With 5 Simple Words, Bruno Mars Taught a Master Class in Work-Life Balance
For entrepreneurs, stress is a given.
It is one of the few absolutes. It’s such a trope that there are millions of words written about it — not on ways to avoid it, but instead on how to manage it so it doesn’t overwhelm you.
One of the ways that I prefer to unwind is through music — and recently I had the opportunity to see Bruno Mars in concert in my hometown of Las Vegas. I knew this concert was going to be a bit different, however, when a few days beforehand I received an email from the venue:
Upon arrival, everyone’s phones were secured in pouches from Yondr, a company that specializes in doing just that. Almost everything went smoothly — only a minor incident when one of our party walked off on his own and we realized we had no way of contacting him.

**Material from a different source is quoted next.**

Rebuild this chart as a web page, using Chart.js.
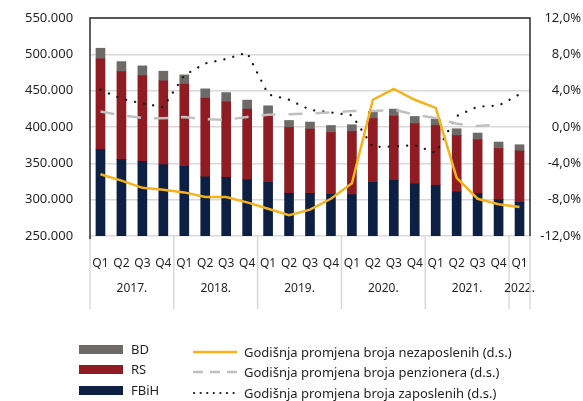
<!DOCTYPE html>
<html>
<head>
<meta charset="utf-8">
<script src="https://cdn.jsdelivr.net/npm/chart.js@4"></script>
<style>
  body { margin: 0; background: #fff; font-family: "Noto Sans", sans-serif; color: #231f20; }
  #wrap { position: relative; width: 583px; height: 401px; }
  .leg { position: absolute; font-size: 13px; line-height: 16px; white-space: nowrap; }
  .sw { position: absolute; width: 44px; height: 9px; }
</style>
</head>
<body>
<div id="wrap">
  <canvas id="nezaposleni"></canvas>

  <div class="sw" style="left:79px; top:345px; background:#6e6a67"></div>
  <div class="leg" style="left:131px; top:341px">BD</div>
  <div class="sw" style="left:79px; top:365px; background:#8e1c22"></div>
  <div class="leg" style="left:131px; top:361px">RS</div>
  <div class="sw" style="left:79px; top:386px; background:#0d2044"></div>
  <div class="leg" style="left:131px; top:382px">FBiH</div>

  <svg style="position:absolute; left:190px; top:340px" width="52" height="60">
    <line x1="3" y1="12" x2="47" y2="12" stroke="#f5b21a" stroke-width="2.5" />
    <line x1="3" y1="32" x2="47" y2="32" stroke="#c0c0c0" stroke-width="2.5" stroke-dasharray="10 7" />
    <line x1="4" y1="53" x2="47" y2="53" stroke="#1a1a1a" stroke-width="2.2" stroke-linecap="round" stroke-dasharray="0.1 6.5" />
  </svg>
  <div class="leg" style="left:244px; top:344px">Godišnja promjena broja nezaposlenih (d.s.)</div>
  <div class="leg" style="left:244px; top:364px">Godišnja promjena broja penzionera (d.s.)</div>
  <div class="leg" style="left:244px; top:385px">Godišnja promjena broja zaposlenih (d.s.)</div>
</div>

<script>
const kvartali = [
  "Q1", "Q2", "Q3", "Q4", "Q1", "Q2", "Q3", "Q4", "Q1", "Q2", "Q3", "Q4",
  "Q1", "Q2", "Q3", "Q4", "Q1", "Q2", "Q3", "Q4", "Q1",
];
const godine = ["2017.", "2018.", "2019.", "2020.", "2021.", "2022."];
const kvartala_po_godini = [4, 4, 4, 4, 4, 1];

// broj nezaposlenih po entitetima
const valores_FBiH = [
  368800, 355000, 352700, 348200, 345800, 331300, 330700, 327200, 323900,
  308800, 308800, 307400, 307000, 323900, 326600, 321700, 319700, 310700,
  308800, 300100, 296400,
];
const valores_RS = [
  124900, 121300, 118100, 115300, 113200, 108400, 104000, 97400, 92000, 90600,
  88400, 85100, 86900, 87800, 88400, 82800, 82400, 77700, 73700, 70400, 70600,
];
const valores_BD = [
  14700, 13700, 13300, 13300, 12700, 12800, 12700, 12400, 13300, 9600, 9600,
  9600, 9200, 9700, 9600, 10000, 8800, 9200, 9200, 8800, 8600,
];

// godisnje promjene, % (desna skala)
const promjena_nezaposlenih = [
  -5.2, -5.9, -6.7, -6.9, -7.2, -7.7, -7.7, -8.3, -9.0, -9.7, -9.1, -7.9, -6.2,
  3.0, 4.2, 3.0, 2.1, -5.6, -7.9, -8.5, -8.8,
];
const promjena_penzionera = [
  1.7, 1.3, 1.0, 0.95, 1.1, 0.85, 0.8, 1.1, 1.35, 1.4, 1.5, 1.6, 1.75, 1.75,
  1.9, 1.35, 1.0, 0.35, 0.1, 0.25, null,
];
const promjena_zaposlenih = [
  4.1, 3.1, 2.6, 2.2, 5.7, 7.0, 7.5, 8.2, 3.6, 3.0, 1.9, 1.6, 1.3, -2.2, -2.15,
  -2.0, -2.85, 1.2, 2.25, 2.35, 3.6,
];

const colorFBiH = "#0d2044";
const colorRS = "#8e1c22";
const colorBD = "#6e6a67";
const colorNez = "#f5b21a";
const colorPenz = "#c0c0c0";
const colorZap = "#1a1a1a";
const tekst = "#231f20";

Chart.defaults.font.family = "'Noto Sans', sans-serif";
Chart.defaults.color = tekst;

// godine ispod kvartala + okvir grafika
const godinePlugin = {
  id: "godine",
  afterDraw(chart) {
    const ctx = chart.ctx;
    const x = chart.scales.x;
    const area = chart.chartArea;
    const pola = (x.getPixelForValue(1) - x.getPixelForValue(0)) / 2;

    ctx.save();
    ctx.strokeStyle = "#d9d9d9";
    ctx.lineWidth = 1.5;
    ctx.fillStyle = tekst;
    ctx.font = "12px 'Noto Sans'";
    ctx.textAlign = "center";
    ctx.textBaseline = "middle";

    let start = 0;
    let desno = area.left;
    godine.forEach((g, k) => {
      const n = kvartala_po_godini[k];
      const lijevo = x.getPixelForValue(start) - pola;
      desno = x.getPixelForValue(start + n - 1) + pola;
      ctx.beginPath();
      ctx.moveTo(lijevo, area.bottom);
      ctx.lineTo(lijevo, 309);
      ctx.stroke();
      ctx.fillText(g, (lijevo + desno) / 2, 289);
      start += n;
    });
    ctx.beginPath();
    ctx.moveTo(desno, area.bottom);
    ctx.lineTo(desno, 309);
    ctx.stroke();

    // okvir
    ctx.strokeStyle = "#2b2b2b";
    ctx.lineWidth = 1.5;
    ctx.beginPath();
    ctx.moveTo(area.left, area.bottom + 3);
    ctx.lineTo(area.left, area.top);
    ctx.lineTo(area.right, area.top);
    ctx.lineTo(area.right, area.bottom);
    ctx.stroke();
    ctx.restore();
  },
};

const grafico = new Chart(document.getElementById("nezaposleni"), {
  type: "bar",
  data: {
    labels: kvartali,
    datasets: [
      {
        type: "line",
        label: "Godišnja promjena broja nezaposlenih (d.s.)",
        data: promjena_nezaposlenih,
        yAxisID: "y1",
        borderColor: colorNez,
        borderWidth: 2.5,
        pointRadius: 0,
        tension: 0,
        order: 0,
      },
      {
        type: "line",
        label: "Godišnja promjena broja penzionera (d.s.)",
        data: promjena_penzionera,
        yAxisID: "y1",
        borderColor: colorPenz,
        borderWidth: 2.5,
        borderDash: [14, 13],
        pointRadius: 0,
        tension: 0,
        order: 0,
      },
      {
        type: "line",
        label: "Godišnja promjena broja zaposlenih (d.s.)",
        data: promjena_zaposlenih,
        yAxisID: "y1",
        borderColor: colorZap,
        borderWidth: 2.3,
        borderDash: [0.1, 9.1],
        borderCapStyle: "round",
        pointRadius: 0,
        tension: 0,
        order: 0,
      },
      {
        label: "FBiH",
        data: valores_FBiH,
        backgroundColor: colorFBiH,
        barThickness: 9,
        order: 1,
      },
      {
        label: "RS",
        data: valores_RS,
        backgroundColor: colorRS,
        barThickness: 9,
        order: 1,
      },
      {
        label: "BD",
        data: valores_BD,
        backgroundColor: colorBD,
        barThickness: 9,
        order: 1,
      },
    ],
  },
  options: {
    responsive: true,
    maintainAspectRatio: false,
    animation: false,
    layout: { padding: { top: 18, right: 2, left: 25, bottom: 0 } },
    plugins: {
      legend: { display: false },
      tooltip: { enabled: false },
    },
    scales: {
      x: {
        stacked: true,
        grid: { display: false },
        border: { display: false },
        ticks: {
          font: { size: 12 },
          color: tekst,
          padding: 12,
          autoSkip: false,
          maxRotation: 0,
        },
        afterFit(scale) {
          scale.height = 165;
        },
      },
      y: {
        stacked: true,
        min: 250000,
        max: 550000,
        border: { display: false },
        grid: { color: "#d9d9d9", lineWidth: 1.5, drawTicks: false },
        ticks: {
          stepSize: 50000,
          crossAlign: "far",
          font: { size: 13 },
          color: tekst,
          callback: (v) => v.toLocaleString("de-DE"),
        },
        afterFit(scale) {
          scale.width = 65;
        },
      },
      y1: {
        position: "right",
        min: -12,
        max: 12,
        border: { display: false },
        grid: { display: false, drawTicks: false },
        ticks: {
          stepSize: 4,
          crossAlign: "far",
          font: { size: 13 },
          color: tekst,
          callback: (v) => v.toFixed(1).replace(".", ",") + "%",
        },
        afterFit(scale) {
          scale.width = 51;
        },
      },
    },
  },
  plugins: [godinePlugin],
});
</script>
</body>
</html>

And then the concert began. Bruno walked on stage and looked out onto the crowd. He started smiling and said that it was a special night. It was great that everyone was back together after all that we went through for the past 16 months, but then he sang, gleefully,
“I took your phones away.”
He explained that by removing the screens that we had spent so much time in front of for the past year and a half, and even longer than that, we’d be able to simply enjoy the concert. After all, we were there for the music, and the experience of it — to relax and unwind, not to keep working.
“I took your phones away,” he sang again.

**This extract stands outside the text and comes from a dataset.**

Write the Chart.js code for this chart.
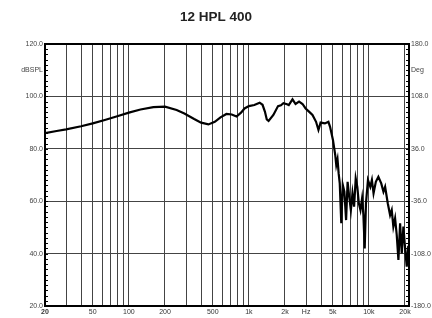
<!DOCTYPE html>
<html>
<head>
<meta charset="utf-8">
<script src="https://cdn.jsdelivr.net/npm/chart.js@4/dist/chart.umd.min.js"></script>
<style>
  body { margin: 0; background: #fff; }
  #wrap { width: 432px; height: 318px; position: relative; }
</style>
</head>
<body>
<div id="wrap"><canvas id="spl"></canvas></div>
<script>
// measured response, Hz / dB SPL
var freqs = [20, 25, 30, 40, 50, 63, 80, 100, 125, 160, 200, 250, 290, 350, 400, 460, 520, 580, 650, 720,
  790, 860, 920, 1000, 1110, 1230, 1300, 1360, 1410, 1460, 1600, 1750, 1850, 1940, 2080, 2150, 2310, 2450, 2620, 2800,
  2970, 3170, 3390, 3630, 3800, 3960, 4300, 4600, 4750, 5020, 5250, 5350, 5480, 5600, 5720, 5890, 6060, 6250, 6460, 6650,
  6860, 7080, 7300, 7530, 7770, 8010, 8250, 8510, 8780, 9000, 9230, 9460, 9830, 10280, 10600, 10940, 11430, 12000, 12680, 13230,
  13660, 14370, 15030, 15510, 16000, 16540, 17070, 17630, 18210, 18800, 19400, 20040, 20690, 21300];
var spl = [86.0, 86.8, 87.4, 88.6, 89.7, 91.0, 92.4, 93.8, 95.0, 95.9, 96.1, 94.8, 93.5, 91.4, 90.0, 89.3, 90.3, 92.0, 93.3, 93.1,
  92.3, 93.8, 95.4, 96.3, 96.7, 97.6, 96.8, 94.2, 91.2, 90.6, 92.9, 96.3, 96.6, 97.4, 97.0, 96.7, 98.9, 97.1, 98.0, 97.1,
  95.4, 94.2, 92.9, 90.3, 87.2, 90.0, 89.7, 90.3, 88.4, 83.4, 77.5, 73.8, 76.0, 70.6, 66.8, 51.6, 66.2, 63.6, 52.8, 67.4,
  61.7, 56.6, 63.0, 57.9, 68.7, 65.5, 59.2, 56.6, 61.1, 55.0, 42.0, 59.2, 68.1, 65.5, 68.1, 63.0, 67.4, 69.3, 66.8, 63.6,
  65.5, 59.2, 54.7, 56.6, 50.3, 53.5, 47.1, 37.6, 51.6, 40.1, 50.3, 42.0, 35.0, 43.0];

// axis ticks
var gridFreqs = [20, 30, 40, 50, 60, 70, 80, 90, 100, 200, 300, 400, 500, 600, 700, 800, 900,
  1000, 2000, 3000, 4000, 5000, 6000, 7000, 8000, 9000, 10000, 20000];
var freqLabels = { 20: '20', 50: '50', 100: '100', 200: '200', 500: '500', 1000: '1k', 2000: '2k',
  3000: 'Hz', 5000: '5k', 10000: '10k', 20000: '20k' };
var splTicks = [20, 40, 60, 80, 100, 110, 120];
var degTicks = [-180, -108, -36, 36, 108, 144, 180];

var fontFam = "'Liberation Sans', Arial, sans-serif";

var framePlugin = {
  id: 'frame',
  beforeDatasetsDraw: function (chart) {
    var ctx = chart.ctx;
    var a = chart.chartArea;
    var y = chart.scales.y;
    ctx.save();
    ctx.strokeStyle = '#000';
    ctx.lineWidth = 1;
    for (var v = 22; v < 120; v += 2) {
      var py = Math.round(y.getPixelForValue(v)) + 0.5;
      ctx.beginPath();
      ctx.moveTo(a.left, py);
      ctx.lineTo(a.left + 3, py);
      ctx.moveTo(a.right - 3, py);
      ctx.lineTo(a.right, py);
      ctx.stroke();
    }
    ctx.lineWidth = 2;
    ctx.strokeRect(a.left, a.top, a.right - a.left, a.bottom - a.top);
    ctx.restore();
  }
};

var points = freqs.map(function (f, i) { return { x: f, y: spl[i] }; });

new Chart(document.getElementById('spl'), {
  type: 'line',
  data: {
    datasets: [{
      data: points,
      borderColor: '#000',
      borderWidth: 2.2,
      pointRadius: 0,
      tension: 0,
      yAxisID: 'y'
    }]
  },
  options: {
    responsive: true,
    maintainAspectRatio: false,
    animation: false,
    layout: { padding: 0 },
    plugins: {
      legend: { display: false },
      tooltip: { enabled: false },
      title: {
        display: true,
        text: '12 HPL 400',
        color: '#222',
        font: { family: fontFam, size: 13.5, weight: 'bold' },
        padding: { top: 9, bottom: 18.8 }
      }
    },
    scales: {
      x: {
        type: 'logarithmic',
        min: 20,
        max: 21600,
        afterBuildTicks: function (scale) {
          scale.ticks = gridFreqs.map(function (v) { return { value: v }; });
        },
        afterFit: function (scale) { scale.height = 12; },
        ticks: {
          autoSkip: false,
          maxRotation: 0,
          padding: 2,
          color: '#333',
          font: function (c) {
            return { family: fontFam, size: 7, weight: c.tick && c.tick.value === 20 ? 'bold' : 'normal' };
          },
          callback: function (v) { return freqLabels[v] || ''; }
        },
        grid: { color: '#444', lineWidth: 1, drawTicks: false },
        border: { color: '#000', width: 2 }
      },
      y: {
        position: 'left',
        min: 20,
        max: 120,
        afterBuildTicks: function (scale) {
          scale.ticks = splTicks.map(function (v) { return { value: v }; });
        },
        afterFit: function (scale) { scale.width = 45; },
        ticks: {
          padding: 2,
          color: '#444',
          font: { family: fontFam, size: 7 },
          callback: function (v) { return v === 110 ? 'dBSPL' : v.toFixed(1); }
        },
        grid: {
          drawTicks: false,
          lineWidth: 1,
          color: function (c) { return c.tick && c.tick.value === 110 ? 'rgba(0,0,0,0)' : '#444'; }
        },
        border: { color: '#000', width: 2 }
      },
      y2: {
        position: 'right',
        min: -180,
        max: 180,
        afterBuildTicks: function (scale) {
          scale.ticks = degTicks.map(function (v) { return { value: v }; });
        },
        afterFit: function (scale) { scale.width = 23; },
        ticks: {
          padding: 2,
          color: '#444',
          font: { family: fontFam, size: 7 },
          callback: function (v) { return v === 144 ? 'Deg' : v.toFixed(1); }
        },
        grid: { drawOnChartArea: false, drawTicks: false },
        border: { color: '#000', width: 2 }
      }
    }
  },
  plugins: [framePlugin]
});
</script>
</body>
</html>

He let it really sink in — he would be able to be stress free on stage because it wouldn’t be recorded, and we were allowed to be the same. What happened at that concert would stay at that concert.
As I looked around the room at the Park Theatre, I saw a lot of dancing and joy among the 5,500 attendees. No one was mindlessly scrolling through a feed, or anxiously waiting for a text to be returned. It was all smiles, even behind the many people wearing masks.
Finding the Balance
For my life — and health — I have made a point to enact tech-free days once per week, and one completely tech-free week per year. As a leader, I encourage my employees to do the same. I have even gone as far as writing rules into our IT system in some of the companies I’ve worked for to lock people out of certain company systems when they are on vacation. And that’s often after having to force people to go on vacation with incentives like bonus pay.
A recent study shows that our screen time use has been going up over the past three years — even before Covid — and that in turn has been causing secondary effects like depression, anxiety, and obesity. The longer that continues, the worse those effects compound.
In Iceland, the four-day workweek has proved successful, allowing employees to be more productive in less time. The longer they have to rest, the more they can show up at work.
We are seeing signs of burnout everywhere — it is time for us to step up as leaders and listen to the music.